• **TO DO**: Leave out any picture and return the remaining listing below exactly as given.
-*-
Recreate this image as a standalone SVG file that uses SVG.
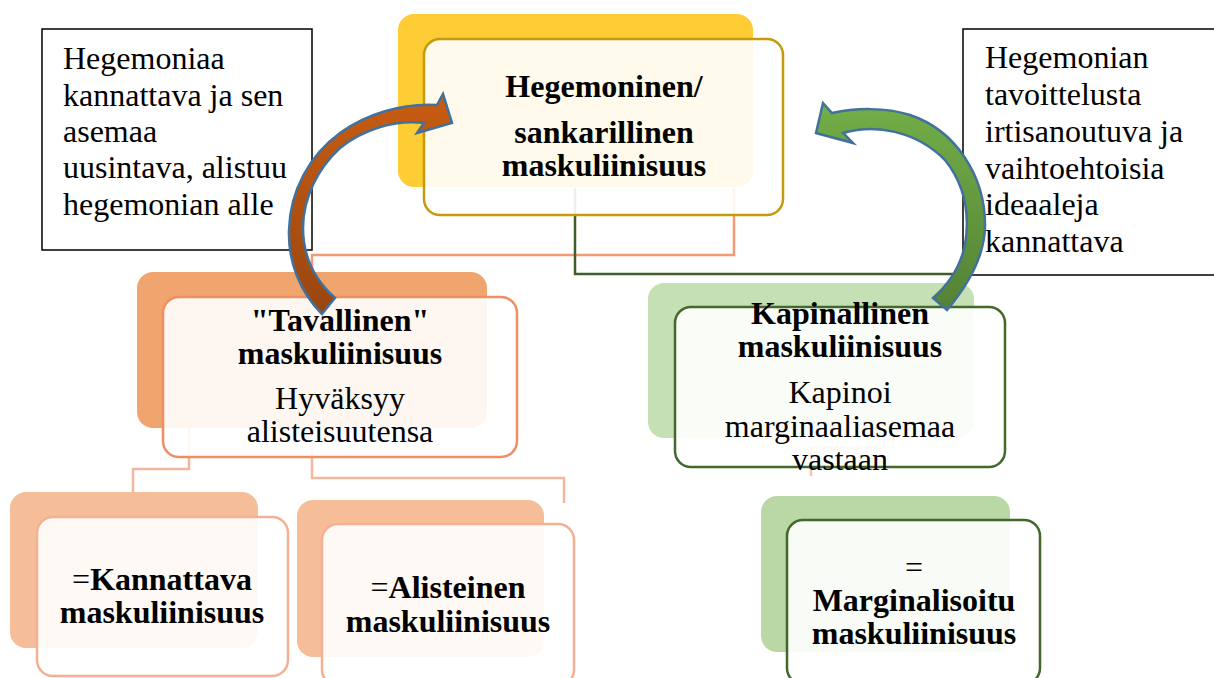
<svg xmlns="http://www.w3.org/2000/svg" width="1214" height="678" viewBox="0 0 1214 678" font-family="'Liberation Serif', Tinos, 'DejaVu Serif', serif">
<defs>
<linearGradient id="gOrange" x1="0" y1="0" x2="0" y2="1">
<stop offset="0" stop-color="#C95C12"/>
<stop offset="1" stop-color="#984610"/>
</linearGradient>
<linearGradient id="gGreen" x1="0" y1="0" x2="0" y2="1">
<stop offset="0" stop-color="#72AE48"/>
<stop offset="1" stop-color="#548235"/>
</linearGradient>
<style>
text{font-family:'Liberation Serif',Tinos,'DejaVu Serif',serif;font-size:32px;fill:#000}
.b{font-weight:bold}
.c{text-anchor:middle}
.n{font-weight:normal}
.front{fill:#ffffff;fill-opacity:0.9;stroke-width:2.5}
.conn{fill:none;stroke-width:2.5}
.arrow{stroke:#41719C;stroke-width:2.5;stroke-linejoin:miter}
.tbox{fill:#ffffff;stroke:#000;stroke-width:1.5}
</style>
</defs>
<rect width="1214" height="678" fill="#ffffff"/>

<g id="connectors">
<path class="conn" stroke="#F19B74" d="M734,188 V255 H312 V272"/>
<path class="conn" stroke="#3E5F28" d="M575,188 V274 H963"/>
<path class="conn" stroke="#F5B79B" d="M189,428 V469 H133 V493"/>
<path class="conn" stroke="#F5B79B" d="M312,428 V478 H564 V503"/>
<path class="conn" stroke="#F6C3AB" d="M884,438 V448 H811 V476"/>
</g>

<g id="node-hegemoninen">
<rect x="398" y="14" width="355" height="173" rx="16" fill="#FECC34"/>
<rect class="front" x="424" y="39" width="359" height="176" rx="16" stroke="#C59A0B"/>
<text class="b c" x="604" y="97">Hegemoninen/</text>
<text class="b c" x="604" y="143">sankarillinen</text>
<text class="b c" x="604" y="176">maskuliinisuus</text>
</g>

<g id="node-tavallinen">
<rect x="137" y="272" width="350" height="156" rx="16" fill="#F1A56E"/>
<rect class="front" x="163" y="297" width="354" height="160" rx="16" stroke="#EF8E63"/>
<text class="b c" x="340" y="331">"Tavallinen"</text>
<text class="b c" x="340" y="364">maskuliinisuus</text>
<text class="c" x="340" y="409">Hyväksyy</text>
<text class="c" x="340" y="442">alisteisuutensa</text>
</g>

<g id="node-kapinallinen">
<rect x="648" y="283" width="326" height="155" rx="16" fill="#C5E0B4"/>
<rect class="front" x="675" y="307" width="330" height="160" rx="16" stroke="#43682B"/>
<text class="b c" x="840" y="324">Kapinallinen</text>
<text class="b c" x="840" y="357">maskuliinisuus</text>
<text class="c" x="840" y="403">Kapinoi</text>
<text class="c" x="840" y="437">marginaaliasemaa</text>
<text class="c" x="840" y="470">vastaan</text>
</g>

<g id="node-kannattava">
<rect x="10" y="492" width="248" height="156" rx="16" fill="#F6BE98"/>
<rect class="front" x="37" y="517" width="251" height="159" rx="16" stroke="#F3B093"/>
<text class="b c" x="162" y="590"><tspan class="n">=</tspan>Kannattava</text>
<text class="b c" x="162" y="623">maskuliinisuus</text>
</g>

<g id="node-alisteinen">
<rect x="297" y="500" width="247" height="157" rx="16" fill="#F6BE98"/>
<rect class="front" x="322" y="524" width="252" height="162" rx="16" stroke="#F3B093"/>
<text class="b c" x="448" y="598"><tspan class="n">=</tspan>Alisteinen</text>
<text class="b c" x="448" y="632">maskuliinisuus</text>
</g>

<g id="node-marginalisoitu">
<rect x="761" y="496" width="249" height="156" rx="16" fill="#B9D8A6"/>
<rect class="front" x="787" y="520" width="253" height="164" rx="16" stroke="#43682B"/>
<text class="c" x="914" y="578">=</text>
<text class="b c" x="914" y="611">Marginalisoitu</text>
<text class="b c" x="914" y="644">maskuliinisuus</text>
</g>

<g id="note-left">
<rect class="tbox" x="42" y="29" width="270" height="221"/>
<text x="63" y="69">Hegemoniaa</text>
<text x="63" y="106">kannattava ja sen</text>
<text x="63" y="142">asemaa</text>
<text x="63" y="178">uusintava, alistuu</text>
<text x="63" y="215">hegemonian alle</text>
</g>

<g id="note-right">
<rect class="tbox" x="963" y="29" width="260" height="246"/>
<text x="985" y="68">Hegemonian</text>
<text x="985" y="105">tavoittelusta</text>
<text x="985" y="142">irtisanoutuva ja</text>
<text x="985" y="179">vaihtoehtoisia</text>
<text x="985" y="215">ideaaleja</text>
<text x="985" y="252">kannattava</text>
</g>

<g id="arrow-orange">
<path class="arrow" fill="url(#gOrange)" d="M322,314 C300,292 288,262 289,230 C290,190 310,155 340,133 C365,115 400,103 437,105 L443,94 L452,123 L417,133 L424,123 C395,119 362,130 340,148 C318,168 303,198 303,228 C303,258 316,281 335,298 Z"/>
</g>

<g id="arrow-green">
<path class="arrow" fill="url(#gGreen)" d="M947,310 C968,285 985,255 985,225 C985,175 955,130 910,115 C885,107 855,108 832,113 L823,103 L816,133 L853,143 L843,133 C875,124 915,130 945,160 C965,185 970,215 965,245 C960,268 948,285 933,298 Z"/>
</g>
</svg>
-*-
• **RESULT**:
Recreate this image as a standalone SVG file that uses SVG.
<svg xmlns="http://www.w3.org/2000/svg" width="1214" height="678" viewBox="0 0 1214 678" font-family="'Liberation Serif', Tinos, 'DejaVu Serif', serif">
<defs>
<linearGradient id="gOrange" x1="0" y1="0" x2="0" y2="1">
<stop offset="0" stop-color="#C95C12"/>
<stop offset="1" stop-color="#984610"/>
</linearGradient>
<linearGradient id="gGreen" x1="0" y1="0" x2="0" y2="1">
<stop offset="0" stop-color="#72AE48"/>
<stop offset="1" stop-color="#548235"/>
</linearGradient>
<style>
text{font-family:'Liberation Serif',Tinos,'DejaVu Serif',serif;font-size:32px;fill:#000}
.b{font-weight:bold}
.c{text-anchor:middle}
.n{font-weight:normal}
.front{fill:#ffffff;fill-opacity:0.9;stroke-width:2.5}
.conn{fill:none;stroke-width:2.5}
.arrow{stroke:#41719C;stroke-width:2.5;stroke-linejoin:miter}
.tbox{fill:#ffffff;stroke:#000;stroke-width:1.5}
</style>
</defs>
<rect width="1214" height="678" fill="#ffffff"/>

<g id="connectors">
<path class="conn" stroke="#F19B74" d="M734,188 V255 H312 V272"/>
<path class="conn" stroke="#3E5F28" d="M575,188 V274 H963"/>
<path class="conn" stroke="#F5B79B" d="M189,428 V469 H133 V493"/>
<path class="conn" stroke="#F5B79B" d="M312,428 V478 H564 V503"/>
<path class="conn" stroke="#F6C3AB" d="M884,438 V448 H811 V476"/>
</g>

<g id="node-hegemoninen">
<rect x="398" y="14" width="355" height="173" rx="16" fill="#FECC34"/>
<rect class="front" x="424" y="39" width="359" height="176" rx="16" stroke="#C59A0B"/>
<text class="b c" x="604" y="97">Hegemoninen/</text>
<text class="b c" x="604" y="143">sankarillinen</text>
<text class="b c" x="604" y="176">maskuliinisuus</text>
</g>

<g id="node-tavallinen">
<rect x="137" y="272" width="350" height="156" rx="16" fill="#F1A56E"/>
<rect class="front" x="163" y="297" width="354" height="160" rx="16" stroke="#EF8E63"/>
<text class="b c" x="340" y="331">"Tavallinen"</text>
<text class="b c" x="340" y="364">maskuliinisuus</text>
<text class="c" x="340" y="409">Hyväksyy</text>
<text class="c" x="340" y="442">alisteisuutensa</text>
</g>

<g id="node-kapinallinen">
<rect x="648" y="283" width="326" height="155" rx="16" fill="#C5E0B4"/>
<rect class="front" x="675" y="307" width="330" height="160" rx="16" stroke="#43682B"/>
<text class="b c" x="840" y="324">Kapinallinen</text>
<text class="b c" x="840" y="357">maskuliinisuus</text>
<text class="c" x="840" y="403">Kapinoi</text>
<text class="c" x="840" y="437">marginaaliasemaa</text>
<text class="c" x="840" y="470">vastaan</text>
</g>

<g id="node-kannattava">
<rect x="10" y="492" width="248" height="156" rx="16" fill="#F6BE98"/>
<rect class="front" x="37" y="517" width="251" height="159" rx="16" stroke="#F3B093"/>
<text class="b c" x="162" y="590"><tspan class="n">=</tspan>Kannattava</text>
<text class="b c" x="162" y="623">maskuliinisuus</text>
</g>

<g id="node-alisteinen">
<rect x="297" y="500" width="247" height="157" rx="16" fill="#F6BE98"/>
<rect class="front" x="322" y="524" width="252" height="162" rx="16" stroke="#F3B093"/>
<text class="b c" x="448" y="598"><tspan class="n">=</tspan>Alisteinen</text>
<text class="b c" x="448" y="632">maskuliinisuus</text>
</g>

<g id="node-marginalisoitu">
<rect x="761" y="496" width="249" height="156" rx="16" fill="#B9D8A6"/>
<rect class="front" x="787" y="520" width="253" height="164" rx="16" stroke="#43682B"/>
<text class="c" x="914" y="578">=</text>
<text class="b c" x="914" y="611">Marginalisoitu</text>
<text class="b c" x="914" y="644">maskuliinisuus</text>
</g>

<g id="note-left">
<rect class="tbox" x="42" y="29" width="270" height="221"/>
<text x="63" y="69">Hegemoniaa</text>
<text x="63" y="106">kannattava ja sen</text>
<text x="63" y="142">asemaa</text>
<text x="63" y="178">uusintava, alistuu</text>
<text x="63" y="215">hegemonian alle</text>
</g>

<g id="note-right">
<rect class="tbox" x="963" y="29" width="260" height="246"/>
<text x="985" y="68">Hegemonian</text>
<text x="985" y="105">tavoittelusta</text>
<text x="985" y="142">irtisanoutuva ja</text>
<text x="985" y="179">vaihtoehtoisia</text>
<text x="985" y="215">ideaaleja</text>
<text x="985" y="252">kannattava</text>
</g>

<g id="arrow-orange">
<path class="arrow" fill="url(#gOrange)" d="M322,314 C300,292 288,262 289,230 C290,190 310,155 340,133 C365,115 400,103 437,105 L443,94 L452,123 L417,133 L424,123 C395,119 362,130 340,148 C318,168 303,198 303,228 C303,258 316,281 335,298 Z"/>
</g>

<g id="arrow-green">
<path class="arrow" fill="url(#gGreen)" d="M947,310 C968,285 985,255 985,225 C985,175 955,130 910,115 C885,107 855,108 832,113 L823,103 L816,133 L853,143 L843,133 C875,124 915,130 945,160 C965,185 970,215 965,245 C960,268 948,285 933,298 Z"/>
</g>
</svg>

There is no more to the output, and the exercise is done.